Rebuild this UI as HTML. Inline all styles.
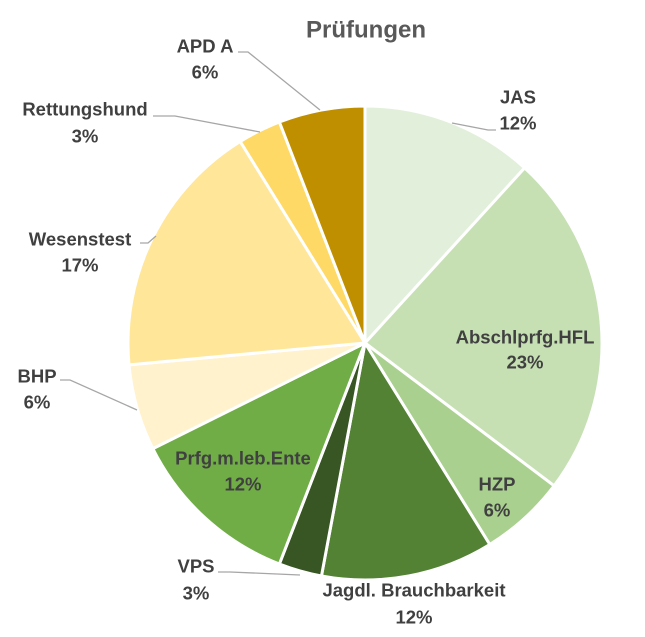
<!DOCTYPE html>
<html><head><meta charset="utf-8"><style>
body{margin:0;background:#fff;}
svg text{font-family:"Liberation Sans",sans-serif;font-weight:bold;fill:#404040;font-size:18.5px;text-anchor:middle;dominant-baseline:central;}
</style></head><body>
<svg id="s" width="645" height="632" xmlns="http://www.w3.org/2000/svg">
<text x="366" y="30" style="font-size:24px;fill:#595959">Prüfungen</text>
<g id="pie"></g>
<g stroke="#a6a6a6" stroke-width="1.3" fill="none">
<polyline points="238,52 248,52 320,110"/>
<polyline points="452,123 488,130 496,130"/>
<polyline points="153,116 175,116 260,132"/>
<polyline points="140,243 148,243 156,236"/>
<polyline points="60,380 70,380 137,410"/>
<polyline points="218,572 230,572 300,575"/>
</g>
<text x="205" y="46">APD A</text><text x="205" y="72">6%</text>
<text x="518" y="97">JAS</text><text x="518" y="123">12%</text>
<text x="85" y="109">Rettungshund</text><text x="85" y="136">3%</text>
<text x="80" y="239">Wesenstest</text><text x="80" y="265">17%</text>
<text x="525" y="337">Abschlprfg.HFL</text><text x="525" y="362">23%</text>
<text x="37" y="376">BHP</text><text x="37" y="402">6%</text>
<text x="243" y="458">Prfg.m.leb.Ente</text><text x="243" y="484">12%</text>
<text x="497" y="484">HZP</text><text x="497" y="510">6%</text>
<text x="196" y="566">VPS</text><text x="196" y="593">3%</text>
<text x="414" y="590">Jagdl. Brauchbarkeit</text><text x="414" y="617">12%</text>
</svg>
<script>
var d=[[4,"#e2efda"],[8,"#c6e0b4"],[2,"#a9d08e"],[4,"#548235"],[1,"#375623"],[4,"#70ad47"],[2,"#fff2cc"],[6,"#ffe699"],[1,"#ffd966"],[2,"#bf8f00"]];
var cx=365,cy=343,r=237,a=0,h="";
d.forEach(function(s){var a2=a+s[0]/34*2*Math.PI;
var x1=cx+r*Math.sin(a),y1=cy-r*Math.cos(a),x2=cx+r*Math.sin(a2),y2=cy-r*Math.cos(a2);
h+='<path d="M'+cx+','+cy+' L'+x1+','+y1+' A'+r+','+r+' 0 '+(a2-a>Math.PI?1:0)+' 1 '+x2+','+y2+' Z" fill="'+s[1]+'" stroke="#fff" stroke-width="3" stroke-linejoin="round"/>';a=a2;});
document.getElementById("pie").innerHTML=h;
</script>
</body></html>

※ ※ ※

## Aim
Leave the pictures out, and print every line of the listing exactly as written.

## Expected answer
Rebuild this UI as HTML. Inline all styles.
<!DOCTYPE html>
<html><head><meta charset="utf-8"><style>
body{margin:0;background:#fff;}
svg text{font-family:"Liberation Sans",sans-serif;font-weight:bold;fill:#404040;font-size:18.5px;text-anchor:middle;dominant-baseline:central;}
</style></head><body>
<svg id="s" width="645" height="632" xmlns="http://www.w3.org/2000/svg">
<text x="366" y="30" style="font-size:24px;fill:#595959">Prüfungen</text>
<g id="pie"></g>
<g stroke="#a6a6a6" stroke-width="1.3" fill="none">
<polyline points="238,52 248,52 320,110"/>
<polyline points="452,123 488,130 496,130"/>
<polyline points="153,116 175,116 260,132"/>
<polyline points="140,243 148,243 156,236"/>
<polyline points="60,380 70,380 137,410"/>
<polyline points="218,572 230,572 300,575"/>
</g>
<text x="205" y="46">APD A</text><text x="205" y="72">6%</text>
<text x="518" y="97">JAS</text><text x="518" y="123">12%</text>
<text x="85" y="109">Rettungshund</text><text x="85" y="136">3%</text>
<text x="80" y="239">Wesenstest</text><text x="80" y="265">17%</text>
<text x="525" y="337">Abschlprfg.HFL</text><text x="525" y="362">23%</text>
<text x="37" y="376">BHP</text><text x="37" y="402">6%</text>
<text x="243" y="458">Prfg.m.leb.Ente</text><text x="243" y="484">12%</text>
<text x="497" y="484">HZP</text><text x="497" y="510">6%</text>
<text x="196" y="566">VPS</text><text x="196" y="593">3%</text>
<text x="414" y="590">Jagdl. Brauchbarkeit</text><text x="414" y="617">12%</text>
</svg>
<script>
var d=[[4,"#e2efda"],[8,"#c6e0b4"],[2,"#a9d08e"],[4,"#548235"],[1,"#375623"],[4,"#70ad47"],[2,"#fff2cc"],[6,"#ffe699"],[1,"#ffd966"],[2,"#bf8f00"]];
var cx=365,cy=343,r=237,a=0,h="";
d.forEach(function(s){var a2=a+s[0]/34*2*Math.PI;
var x1=cx+r*Math.sin(a),y1=cy-r*Math.cos(a),x2=cx+r*Math.sin(a2),y2=cy-r*Math.cos(a2);
h+='<path d="M'+cx+','+cy+' L'+x1+','+y1+' A'+r+','+r+' 0 '+(a2-a>Math.PI?1:0)+' 1 '+x2+','+y2+' Z" fill="'+s[1]+'" stroke="#fff" stroke-width="3" stroke-linejoin="round"/>';a=a2;});
document.getElementById("pie").innerHTML=h;
</script>
</body></html>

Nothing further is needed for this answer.